The symptoms on the part of the skin that ordinarily accompany the paroxysms, like herpes and urticaria, have been previously described. We may mention, as a rarer occurrence, a rubeola like eruption, without conjunctivitis or subsequent scaling of the skin, observed by Segard. He also reports cases of intense urticaria with marked, erysipelas like swelling of the face, hands, and feet. Doer ing mentions a case followed by urticaria and a pemphigus like condition. Numerous cases of petechiae, simulating the picture of morbus maculosus Werlhofii, have been observed epidemically. Steudel reported furunculosis as frequent after blackwater fever.

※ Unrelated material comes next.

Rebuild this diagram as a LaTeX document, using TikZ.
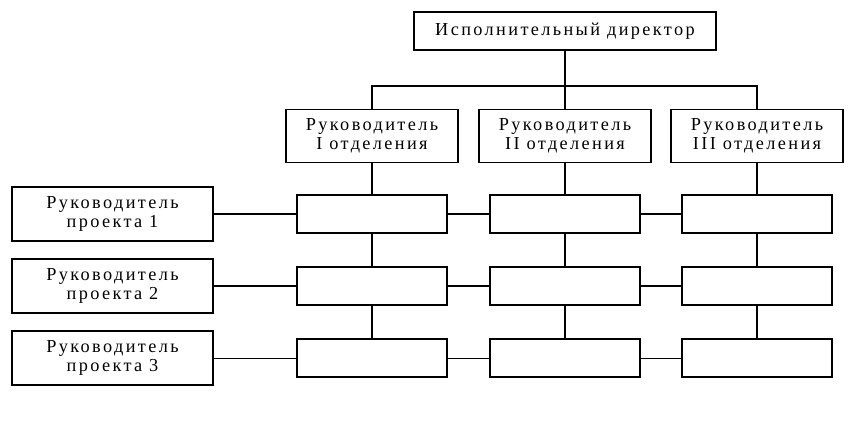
\documentclass[tikz,border=0pt]{standalone}
\usepackage{fontspec}
\setmainfont[LetterSpace=13]{Liberation Serif}
\begin{document}
\begin{tikzpicture}[x=0.025cm,y=-0.025cm,
    box/.style={draw, line width=1pt, inner sep=0pt, align=center,
      font=\fontsize{13}{13.5}\selectfont},
    topbox/.style={box, minimum width=7.55cm, minimum height=0.95cm},
    deptbox/.style={box, minimum width=4.3cm, minimum height=1.33cm},
    projbox/.style={box, minimum width=5.03cm, minimum height=1.35cm},
    cell/.style={box, minimum width=3.75cm, minimum height=0.95cm},
    link/.style={line width=1pt},
    thinlink/.style={line width=0.6pt}]
  \useasboundingbox (0,0) rectangle (848,427);
  % top level
  \node [topbox] (dir) at (565,31) {Исполнительный директор};
  \coordinate (bus) at (565,86);
  % departments
  \node [deptbox] (d1) at (372,136) {Руководитель\\I отделения};
  \node [deptbox] (d2) at (565,136) {Руководитель\\II отделения};
  \node [deptbox] (d3) at (757,136) {Руководитель\\III отделения};
  % projects
  \node [projbox] (p1) at (112.5,214) {Руководитель\\проекта 1};
  \node [projbox] (p2) at (112.5,286) {Руководитель\\проекта 2};
  \node [projbox] (p3) at (112.5,358) {Руководитель\\проекта 3};
  % matrix cells
  \foreach \c/\x in {1/372,2/565,3/757}
    \foreach \r/\y in {1/214,2/286,3/358}
      \node [cell] (c\c\r) at (\x,\y) {};
  % connectors
  \draw [link] (dir) -- (bus);
  \draw [link] (d1.north) -- (d1.north |- bus) -- (d3.north |- bus) -- (d3.north);
  \draw [link] (d2.north) -- (bus);
  \foreach \c in {1,2,3} {
    \draw [link] (d\c) -- (c\c1);
    \draw [link] (c\c1) -- (c\c2);
    \draw [link] (c\c2) -- (c\c3);
  }
  \foreach \r/\s in {1/link,2/link,3/thinlink} {
    \draw [\s] (p\r) -- (c1\r);
    \draw [\s] (c1\r) -- (c2\r);
    \draw [\s] (c2\r) -- (c3\r);
  }
\end{tikzpicture}
\end{document}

More or less marked pigmentation of the skin is often observed in malaria . Moscato described a case in a four year old boy with chronic malaria. The pigmentation was chocolate colored and occurred on the lower extremities, the seat, the scrotum, the penis, and the forearm. The pigment was even found in the vessel walls and in the rete mucosum. He designated the condition as partial postmalarial melanoderma.

Gangrene

In discussing malarial cachexia, as well as the complications on the part of the digestive, respiratory, and urogenital tract, we repeatedly mentioned that gangrene not rarely developed in the course of these conditions. The literature on this subject has been critically sifted by Petit and Verneuil. They divide gangrene into associated and idiopathic.

The associated gangrene appears in connection with wounds and operations on malarial patients. Comeano,. for instance, observed that shot wounds in malarial patients showed a tendency to become gangrenous. Fontan saw gangrene in a case of osteotomy of the ulna. Yet the cases in which wounds healed without complication are in the very great majority (MacNamara, Roth, and others), and the former cases may readily be looked upon as coincidences.

Idiopathic gangrene, however, manifests in a considerable number of published cases unmistakable relations to malaria (see also Raynaud's disease). Apart from the gangrene of the internal organs, it usually affects the most distal parts, like the nose, ears, fingers, and toes. The gangrene is usually dry. It is observed in the course of acute affections and in cachectics, with or without fever.

A severe case of dry gangrene of the nose, cheeks, and ears, after a malarial infection lasting four weeks, has been described by Fischer, and a similar one by Blaise and Sarda. According to Schtchastny, such cases are not infrequent in the Caucasus.

Moty observed in a cachectic a moist gangrene that spread over the whole of the left rump and eventually produced death; again, an interesting case of disseminated gangrene of the skin in an old cachectic. Echeverria saw disseminated gangrene in the course of continued malaria .

Laveran and Rogee each saw a case of dry gangrene as a sequel of endarteritis obliterans, in persons who showed malaria in their history. Whether there was a connection between the two affections cannot at present be said.